- DATA EXTRACT -
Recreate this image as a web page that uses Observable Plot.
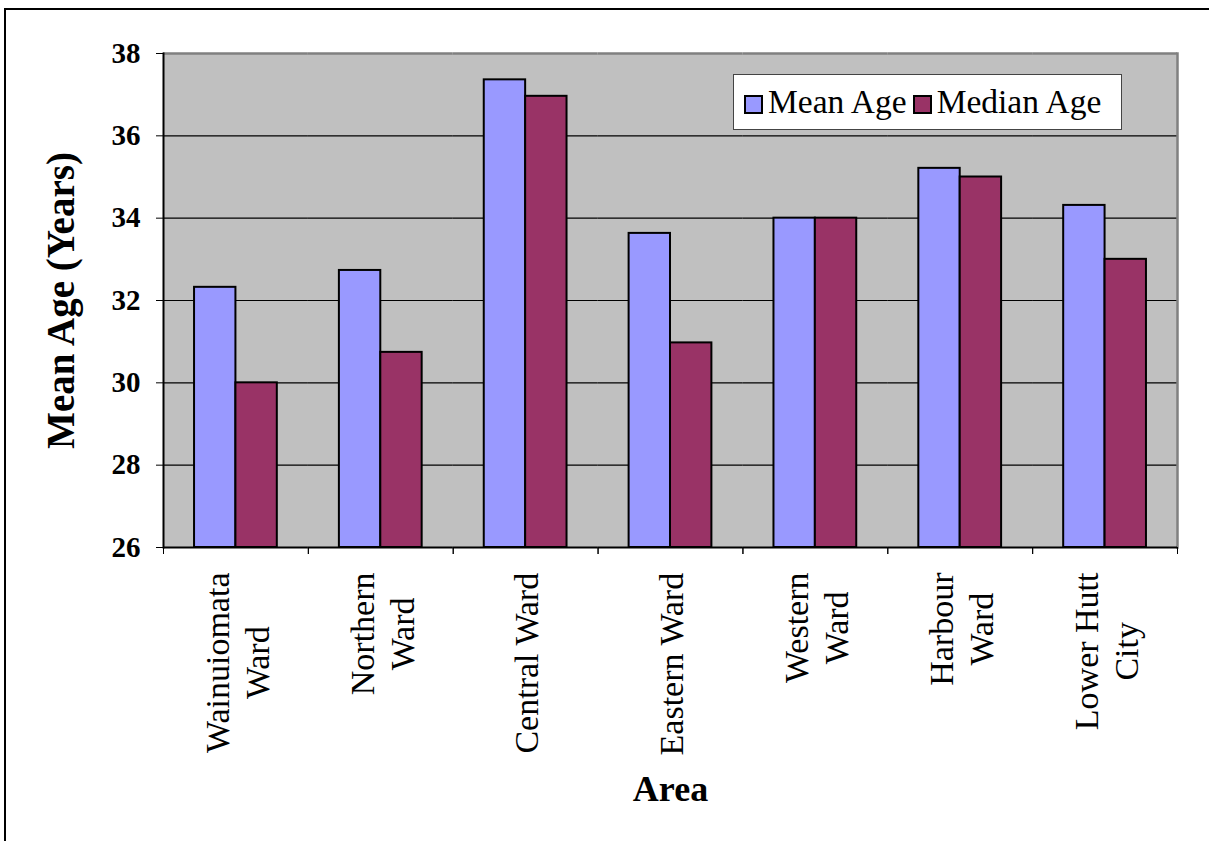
<!DOCTYPE html>
<html>
<head>
<meta charset="utf-8">
<script src="https://cdn.jsdelivr.net/npm/d3@7"></script>
<script src="https://cdn.jsdelivr.net/npm/@observablehq/plot@0.6"></script>
<style>
  html, body { margin: 0; padding: 0; background: #fff; }
  body { width: 1209px; height: 841px; position: relative; overflow: hidden; font-family: "Liberation Serif", serif; }
  #frameLines { position: absolute; left: 4px; top: 8px; width: 1400px; height: 1000px; border-top: 2px solid #000; border-left: 2px solid #000; }
  #chart { position: absolute; left: 0; top: 0; }
  #legend { position: absolute; left: 733px; top: 74px; width: 389px; height: 56px; box-sizing: border-box;
            background: #fff; border: 1.5px solid #444; display: flex; align-items: center; padding-left: 10px; }
  .item { display: flex; align-items: center; margin-right: 6px; }
  .sw { width: 19px; height: 19px; box-sizing: border-box; border: 2px solid #000; margin-right: 5px; margin-top: 4px; }
  .lab { font-size: 33.5px; line-height: 1; color: #000; white-space: nowrap; }
</style>
</head>
<body>
<div id="frameLines"></div>
<div id="chart"></div>
<div id="legend"></div>
<script>
// ---- data ----
const categories = ["Wainuiomata\nWard", "Northern\nWard", "Central Ward", "Eastern Ward", "Western\nWard", "Harbour\nWard", "Lower Hutt\nCity"];
const meanAge   = [32.32, 32.73, 37.36, 33.63, 34.00, 35.21, 34.31];
const medianAge = [30.00, 30.74, 36.96, 30.97, 34.00, 35.00, 33.00];
const seriesNames = ["Mean Age", "Median Age"];
const seriesColors = ["#9999ff", "#993366"];
const yTicks = [26, 28, 30, 32, 34, 36, 38];
const yDomain = [26, 38];
const yTitle = "Mean Age (Years)";
const xTitle = "Area";

// ---- layout ----
const W = 1209, H = 841;
const mL = 163, mR = 32, mT = 53, mB = 294;
const step = (W - mL - mR) / categories.length;
const serif = "Liberation Serif";
const catFont = 34;

const table = categories.flatMap((c, i) => [
  {area: c, series: seriesNames[0], value: meanAge[i]},
  {area: c, series: seriesNames[1], value: medianAge[i]}
]);

const ctx = document.createElement("canvas").getContext("2d");
ctx.font = `${catFont}px "${serif}"`;
const longest = s => Math.max(...s.split("\n").map(l => ctx.measureText(l).width));

const labelMarks = categories.map(c => Plot.text([c], {
  fx: d => d, text: d => d, frameAnchor: "bottom", rotate: -90,
  textAnchor: "middle", lineAnchor: "middle", lineHeight: 1.18,
  dy: 25 + longest(c) / 2, fontSize: catFont, fontFamily: serif, fill: "#000"
}));

const chart = Plot.plot({
  width: W, height: H,
  marginLeft: mL, marginRight: mR, marginTop: mT, marginBottom: mB,
  style: {background: "transparent", overflow: "visible", fontFamily: serif, color: "#000"},
  fx: {domain: categories, padding: 0, round: false, axis: null},
  x: {domain: seriesNames, paddingInner: 0, paddingOuter: 0.75, round: false, axis: null},
  y: {domain: yDomain, axis: null},
  color: {domain: seriesNames, range: seriesColors},
  marks: [
    Plot.frame({fill: "#c0c0c0", facet: "super"}),
    Plot.ruleY(yTicks.slice(1, -1), {stroke: "#000", strokeWidth: 1.1}),
    Plot.ruleY([yDomain[1]], {stroke: "#808080", strokeWidth: 2.5}),
    Plot.frame({anchor: "right", stroke: "#808080", strokeWidth: 2.5, facet: "super"}),
    Plot.barY(table, {fx: "area", x: "series", y1: () => yDomain[0], y2: "value", fill: "series", stroke: "#000", strokeWidth: 2}),
    Plot.ruleY([yDomain[0]], {stroke: "#000", strokeWidth: 2}),
    Plot.frame({anchor: "left", stroke: "#000", strokeWidth: 2, facet: "super"}),
    Plot.axisY(yTicks, {anchor: "left", tickSize: 7, tickPadding: 16, fontSize: 29, fontWeight: "bold", fontFamily: serif, label: null, stroke: "#000", fill: "#000"}),
    Plot.axisFx({anchor: "bottom", tickSize: 7, tickFormat: () => "", dx: -step / 2, label: null, stroke: "#000"}),
    Plot.axisFx({anchor: "bottom", tickSize: 7, tickFormat: () => "", dx: step / 2, label: null, stroke: "#000"}),
    ...labelMarks,
    Plot.text([yTitle], {facet: "super", frameAnchor: "left", textAnchor: "middle", text: d => d, rotate: -90, dx: -102, dy: 0, fontSize: 39, fontWeight: "bold", fontFamily: serif, fill: "#000"}),
    Plot.text([xTitle], {facet: "super", frameAnchor: "bottom", textAnchor: "middle", text: d => d, dy: 253, fontSize: 36, fontWeight: "bold", fontFamily: serif, fill: "#000"})
  ]
});
document.getElementById("chart").appendChild(chart);

// legend (HTML, over the plot)
const legend = d3.select("#legend");
seriesNames.forEach((s, i) => {
  const it = legend.append("div").attr("class", "item");
  it.append("div").attr("class", "sw").style("background", seriesColors[i]);
  it.append("div").attr("class", "lab").text(s);
});
</script>
</body>
</html>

- GIVEN PROBLEM -
With the pictures left out, transcribe the material exactly.

- TASK SOLUTION -
Recreate this image as a web page that uses Observable Plot.
<!DOCTYPE html>
<html>
<head>
<meta charset="utf-8">
<script src="https://cdn.jsdelivr.net/npm/d3@7"></script>
<script src="https://cdn.jsdelivr.net/npm/@observablehq/plot@0.6"></script>
<style>
  html, body { margin: 0; padding: 0; background: #fff; }
  body { width: 1209px; height: 841px; position: relative; overflow: hidden; font-family: "Liberation Serif", serif; }
  #frameLines { position: absolute; left: 4px; top: 8px; width: 1400px; height: 1000px; border-top: 2px solid #000; border-left: 2px solid #000; }
  #chart { position: absolute; left: 0; top: 0; }
  #legend { position: absolute; left: 733px; top: 74px; width: 389px; height: 56px; box-sizing: border-box;
            background: #fff; border: 1.5px solid #444; display: flex; align-items: center; padding-left: 10px; }
  .item { display: flex; align-items: center; margin-right: 6px; }
  .sw { width: 19px; height: 19px; box-sizing: border-box; border: 2px solid #000; margin-right: 5px; margin-top: 4px; }
  .lab { font-size: 33.5px; line-height: 1; color: #000; white-space: nowrap; }
</style>
</head>
<body>
<div id="frameLines"></div>
<div id="chart"></div>
<div id="legend"></div>
<script>
// ---- data ----
const categories = ["Wainuiomata\nWard", "Northern\nWard", "Central Ward", "Eastern Ward", "Western\nWard", "Harbour\nWard", "Lower Hutt\nCity"];
const meanAge   = [32.32, 32.73, 37.36, 33.63, 34.00, 35.21, 34.31];
const medianAge = [30.00, 30.74, 36.96, 30.97, 34.00, 35.00, 33.00];
const seriesNames = ["Mean Age", "Median Age"];
const seriesColors = ["#9999ff", "#993366"];
const yTicks = [26, 28, 30, 32, 34, 36, 38];
const yDomain = [26, 38];
const yTitle = "Mean Age (Years)";
const xTitle = "Area";

// ---- layout ----
const W = 1209, H = 841;
const mL = 163, mR = 32, mT = 53, mB = 294;
const step = (W - mL - mR) / categories.length;
const serif = "Liberation Serif";
const catFont = 34;

const table = categories.flatMap((c, i) => [
  {area: c, series: seriesNames[0], value: meanAge[i]},
  {area: c, series: seriesNames[1], value: medianAge[i]}
]);

const ctx = document.createElement("canvas").getContext("2d");
ctx.font = `${catFont}px "${serif}"`;
const longest = s => Math.max(...s.split("\n").map(l => ctx.measureText(l).width));

const labelMarks = categories.map(c => Plot.text([c], {
  fx: d => d, text: d => d, frameAnchor: "bottom", rotate: -90,
  textAnchor: "middle", lineAnchor: "middle", lineHeight: 1.18,
  dy: 25 + longest(c) / 2, fontSize: catFont, fontFamily: serif, fill: "#000"
}));

const chart = Plot.plot({
  width: W, height: H,
  marginLeft: mL, marginRight: mR, marginTop: mT, marginBottom: mB,
  style: {background: "transparent", overflow: "visible", fontFamily: serif, color: "#000"},
  fx: {domain: categories, padding: 0, round: false, axis: null},
  x: {domain: seriesNames, paddingInner: 0, paddingOuter: 0.75, round: false, axis: null},
  y: {domain: yDomain, axis: null},
  color: {domain: seriesNames, range: seriesColors},
  marks: [
    Plot.frame({fill: "#c0c0c0", facet: "super"}),
    Plot.ruleY(yTicks.slice(1, -1), {stroke: "#000", strokeWidth: 1.1}),
    Plot.ruleY([yDomain[1]], {stroke: "#808080", strokeWidth: 2.5}),
    Plot.frame({anchor: "right", stroke: "#808080", strokeWidth: 2.5, facet: "super"}),
    Plot.barY(table, {fx: "area", x: "series", y1: () => yDomain[0], y2: "value", fill: "series", stroke: "#000", strokeWidth: 2}),
    Plot.ruleY([yDomain[0]], {stroke: "#000", strokeWidth: 2}),
    Plot.frame({anchor: "left", stroke: "#000", strokeWidth: 2, facet: "super"}),
    Plot.axisY(yTicks, {anchor: "left", tickSize: 7, tickPadding: 16, fontSize: 29, fontWeight: "bold", fontFamily: serif, label: null, stroke: "#000", fill: "#000"}),
    Plot.axisFx({anchor: "bottom", tickSize: 7, tickFormat: () => "", dx: -step / 2, label: null, stroke: "#000"}),
    Plot.axisFx({anchor: "bottom", tickSize: 7, tickFormat: () => "", dx: step / 2, label: null, stroke: "#000"}),
    ...labelMarks,
    Plot.text([yTitle], {facet: "super", frameAnchor: "left", textAnchor: "middle", text: d => d, rotate: -90, dx: -102, dy: 0, fontSize: 39, fontWeight: "bold", fontFamily: serif, fill: "#000"}),
    Plot.text([xTitle], {facet: "super", frameAnchor: "bottom", textAnchor: "middle", text: d => d, dy: 253, fontSize: 36, fontWeight: "bold", fontFamily: serif, fill: "#000"})
  ]
});
document.getElementById("chart").appendChild(chart);

// legend (HTML, over the plot)
const legend = d3.select("#legend");
seriesNames.forEach((s, i) => {
  const it = legend.append("div").attr("class", "item");
  it.append("div").attr("class", "sw").style("background", seriesColors[i]);
  it.append("div").attr("class", "lab").text(s);
});
</script>
</body>
</html>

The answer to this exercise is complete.